Exercise directions:
Transcribe each line of the records below exactly, excluding any embedded images.

Supplied information:
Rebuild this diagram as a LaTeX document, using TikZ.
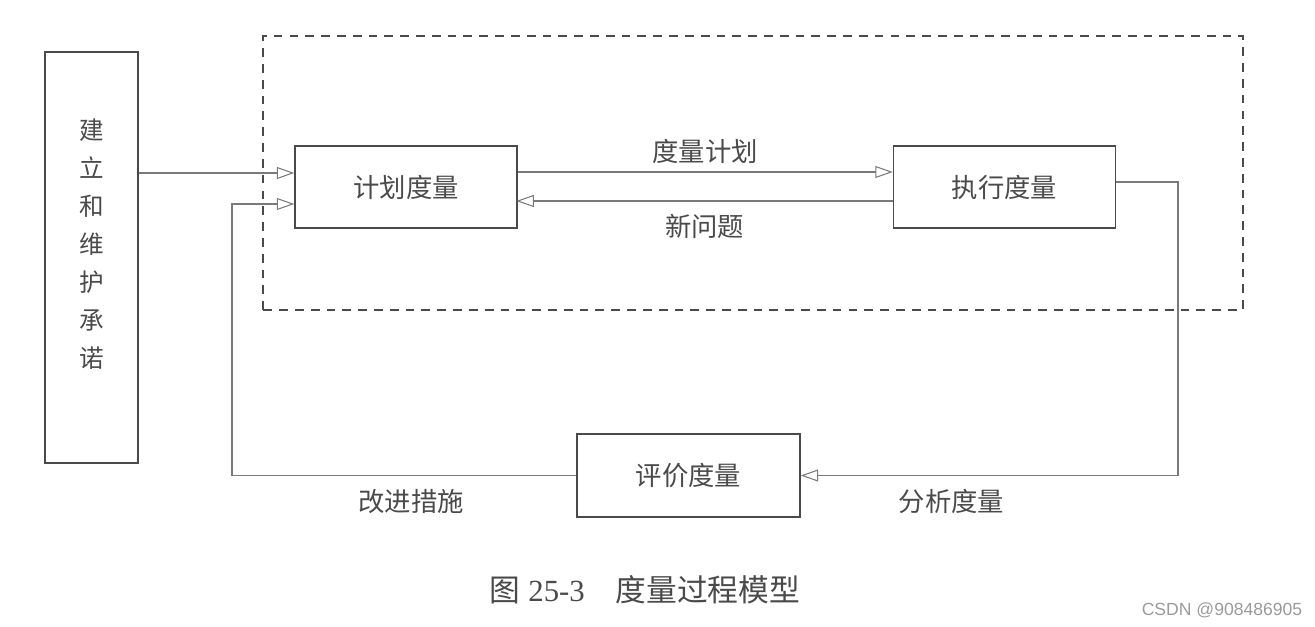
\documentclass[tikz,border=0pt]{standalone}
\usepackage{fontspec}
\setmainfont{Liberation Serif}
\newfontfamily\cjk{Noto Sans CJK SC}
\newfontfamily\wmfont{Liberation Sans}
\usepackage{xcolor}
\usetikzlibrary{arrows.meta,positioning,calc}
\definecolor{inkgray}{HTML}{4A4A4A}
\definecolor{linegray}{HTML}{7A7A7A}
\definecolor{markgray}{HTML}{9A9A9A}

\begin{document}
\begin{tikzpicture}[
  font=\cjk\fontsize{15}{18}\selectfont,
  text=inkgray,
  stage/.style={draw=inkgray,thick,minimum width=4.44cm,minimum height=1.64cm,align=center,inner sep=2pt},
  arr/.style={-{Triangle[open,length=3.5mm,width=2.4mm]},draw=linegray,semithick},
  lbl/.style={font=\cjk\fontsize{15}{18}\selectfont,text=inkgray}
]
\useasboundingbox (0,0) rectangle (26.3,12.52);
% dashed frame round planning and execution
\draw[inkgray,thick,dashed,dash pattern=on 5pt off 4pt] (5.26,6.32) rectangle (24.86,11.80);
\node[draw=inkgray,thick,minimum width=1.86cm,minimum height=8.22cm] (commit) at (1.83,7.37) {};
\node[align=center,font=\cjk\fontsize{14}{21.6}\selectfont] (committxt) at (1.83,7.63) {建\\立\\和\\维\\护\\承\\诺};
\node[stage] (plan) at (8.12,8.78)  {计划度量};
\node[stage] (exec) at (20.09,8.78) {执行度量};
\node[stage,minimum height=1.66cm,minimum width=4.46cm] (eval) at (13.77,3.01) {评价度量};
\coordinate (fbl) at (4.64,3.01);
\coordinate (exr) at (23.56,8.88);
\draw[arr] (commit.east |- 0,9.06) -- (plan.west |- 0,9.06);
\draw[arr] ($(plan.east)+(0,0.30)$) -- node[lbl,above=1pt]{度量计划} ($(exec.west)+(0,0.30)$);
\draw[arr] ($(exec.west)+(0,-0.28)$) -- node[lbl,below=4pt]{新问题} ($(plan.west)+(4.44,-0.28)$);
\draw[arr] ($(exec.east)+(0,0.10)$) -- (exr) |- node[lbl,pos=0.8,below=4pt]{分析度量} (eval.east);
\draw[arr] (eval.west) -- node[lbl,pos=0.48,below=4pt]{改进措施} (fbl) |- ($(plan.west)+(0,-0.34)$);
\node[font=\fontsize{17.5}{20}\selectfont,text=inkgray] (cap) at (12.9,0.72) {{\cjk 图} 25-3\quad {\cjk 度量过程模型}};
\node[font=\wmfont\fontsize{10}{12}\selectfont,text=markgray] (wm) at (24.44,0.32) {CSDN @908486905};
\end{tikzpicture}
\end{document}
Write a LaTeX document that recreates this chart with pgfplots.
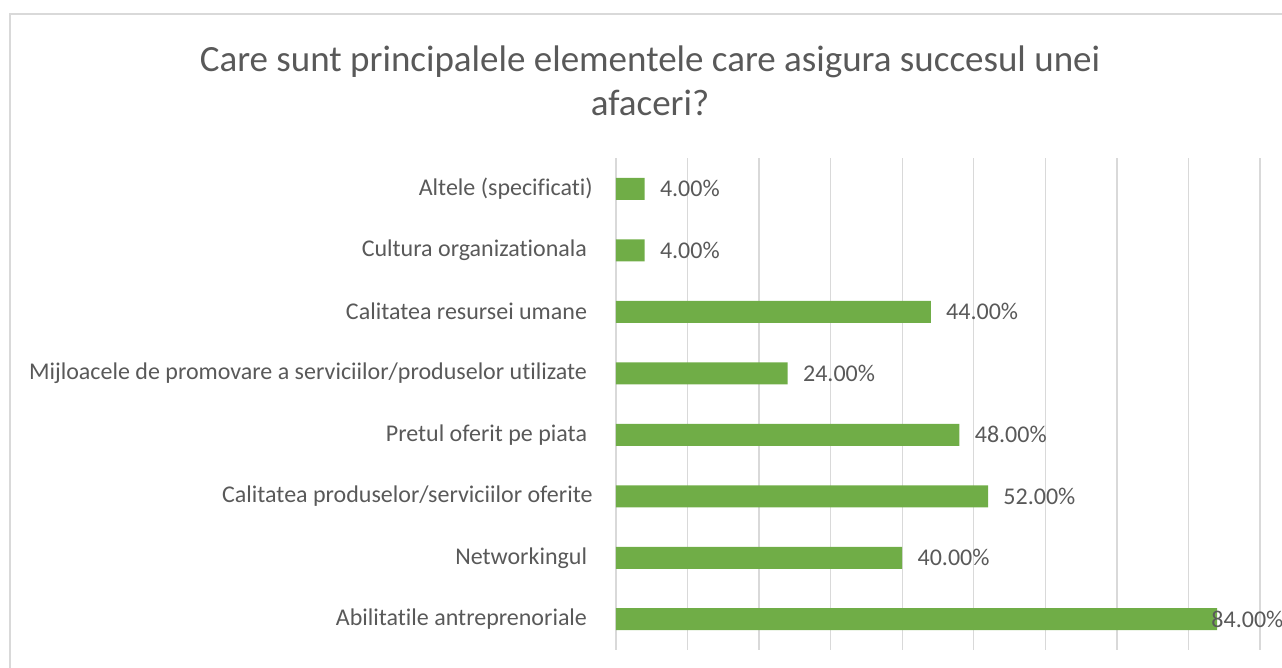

Reply:
Rebuild this diagram as a LaTeX document, using TikZ.
\documentclass[tikz,border=0pt]{standalone}
\usepackage{fontspec}
\setmainfont{Liberation Serif}
\newfontfamily\cjk{Noto Sans CJK SC}
\newfontfamily\wmfont{Liberation Sans}
\usepackage{xcolor}
\usetikzlibrary{arrows.meta,positioning,calc}
\definecolor{inkgray}{HTML}{4A4A4A}
\definecolor{linegray}{HTML}{7A7A7A}
\definecolor{markgray}{HTML}{9A9A9A}

\begin{document}
\begin{tikzpicture}[
  font=\cjk\fontsize{15}{18}\selectfont,
  text=inkgray,
  stage/.style={draw=inkgray,thick,minimum width=4.44cm,minimum height=1.64cm,align=center,inner sep=2pt},
  arr/.style={-{Triangle[open,length=3.5mm,width=2.4mm]},draw=linegray,semithick},
  lbl/.style={font=\cjk\fontsize{15}{18}\selectfont,text=inkgray}
]
\useasboundingbox (0,0) rectangle (26.3,12.52);
% dashed frame round planning and execution
\draw[inkgray,thick,dashed,dash pattern=on 5pt off 4pt] (5.26,6.32) rectangle (24.86,11.80);
\node[draw=inkgray,thick,minimum width=1.86cm,minimum height=8.22cm] (commit) at (1.83,7.37) {};
\node[align=center,font=\cjk\fontsize{14}{21.6}\selectfont] (committxt) at (1.83,7.63) {建\\立\\和\\维\\护\\承\\诺};
\node[stage] (plan) at (8.12,8.78)  {计划度量};
\node[stage] (exec) at (20.09,8.78) {执行度量};
\node[stage,minimum height=1.66cm,minimum width=4.46cm] (eval) at (13.77,3.01) {评价度量};
\coordinate (fbl) at (4.64,3.01);
\coordinate (exr) at (23.56,8.88);
\draw[arr] (commit.east |- 0,9.06) -- (plan.west |- 0,9.06);
\draw[arr] ($(plan.east)+(0,0.30)$) -- node[lbl,above=1pt]{度量计划} ($(exec.west)+(0,0.30)$);
\draw[arr] ($(exec.west)+(0,-0.28)$) -- node[lbl,below=4pt]{新问题} ($(plan.west)+(4.44,-0.28)$);
\draw[arr] ($(exec.east)+(0,0.10)$) -- (exr) |- node[lbl,pos=0.8,below=4pt]{分析度量} (eval.east);
\draw[arr] (eval.west) -- node[lbl,pos=0.48,below=4pt]{改进措施} (fbl) |- ($(plan.west)+(0,-0.34)$);
\node[font=\fontsize{17.5}{20}\selectfont,text=inkgray] (cap) at (12.9,0.72) {{\cjk 图} 25-3\quad {\cjk 度量过程模型}};
\node[font=\wmfont\fontsize{10}{12}\selectfont,text=markgray] (wm) at (24.44,0.32) {CSDN @908486905};
\end{tikzpicture}
\end{document}
Write a LaTeX document that recreates this chart with pgfplots.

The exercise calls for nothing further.